Security for Individuals and Families
The stereotypical ‘life assurance salesman’ is the person you avoid at parties, the guy who will turn any occasion into an opportunity to try and sell you a policy. We have met ‘advisers’ who are like that and we’ve met their victims, clients who have been so loaded down with expensive cover that they can’t afford to live. One of our case studies illustrates a classic example. An estate agent’s in-house so-called ‘adviser’ had stitched up Simon and Petra, a young couple, with every kind of cover possible.
We don’t do that. We are proud of every policy we’ve ever sold and no widow has ever complained that her husband had too much cover. We’ll work out what you need and what you can realistically afford to come up with a practical solution, just as we did for Simon and Petra, and we’ll find you the optimum combination of economic premiums and value-for-money cover.
Ensuring Your Business Doesn’t Die with a Key Person
If you are in business on your own account and you want to borrow from the banks, you’ll probably find that they insist you have at least life assurance cover and maybe also critical illness cover. You will also find that they probably want you to use their in-house insurance company as in this case study. Lloyds Banking Group, for example, uses Scottish Widows which it owns. That is unlikely to be the best solution however, because in our experienced Scottish Widows is usually amongst the most expensive companies and is also the most finicky when it comes to underwriting. Contact us for a better value-for-money solution.
If you have business partners or co-shareholders who are not part of your immediate family then you need to ask yourself if, in the event of their death, you would want their spouses or children as your business partners. We invariably find that nobody wants that to happen. It’s not an unkind reflection on the family of business associates, but merely the reality that whereas a co-shareholding director is great at handling your HR and general administration, her husband has his own employment in a completely different field. If he inherits her shares on her death then the remaining shareholders are stuck with a sleeping partner entitled to dividends but putting nothing into the business which, meanwhile, is also short of a key person. We can solve that with partnership, co-shareholder and key person insurance, enabling the survivors to buy out the deceased’s family and providing a significant sum of money to tide the business over and provide funds to pay for the head-hunting of a replacement.
UK Life Assurers Pay Out
There’s an old myth propagated even by respected journalists that insurers look for excuses not to pay claims. Nothing could be further from the truth.

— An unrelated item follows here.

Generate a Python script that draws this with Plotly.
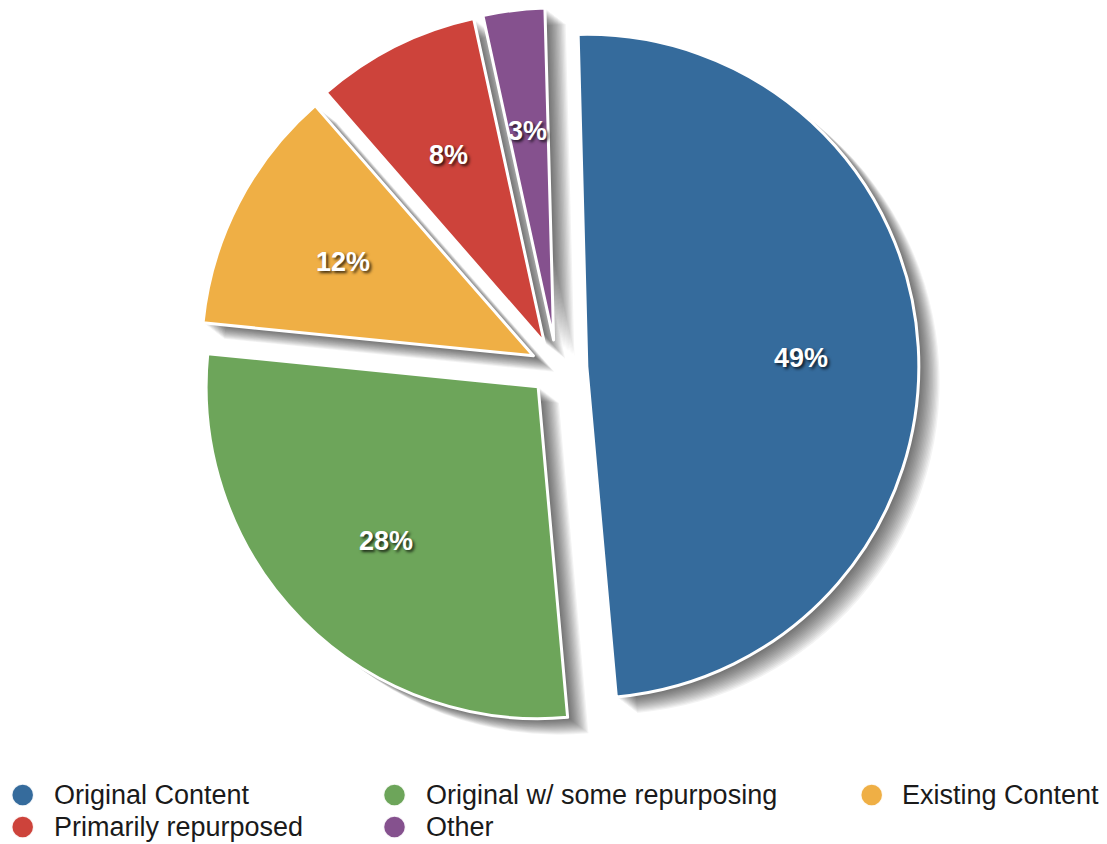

As the statistics show, nearly 100% of claims are paid. Those that fail are invariably down to non-disclosure, i.e., proposers not telling the truth on the application form, or claims that are outside the policy conditions, e.g., trying to make a critical illness claim for a condition that is not actually a critical illness, e.g., breaking a leg. One client we advised had previously arranged her own life and critical illness cover. We could not understand how she had got it so cheap. Then she told us she had declared herself a non-smoker because she “only smoked 10 a day and it’s none of their business.”
All insurance contracts are governed by the legal doctrine of Uberrima fides, a Latin phrase meaning “utmost good faith”. It means that all parties to an insurance contract must deal in good faith, making a full declaration of all material facts in the insurance proposal. The bottom line is that if you tell the truth on the proposal form and you pay the premiums, life assurance will always pay out if you die and critical illness cover will always pay out if you come down with one of the critical illness conditions specified in the policy conditions.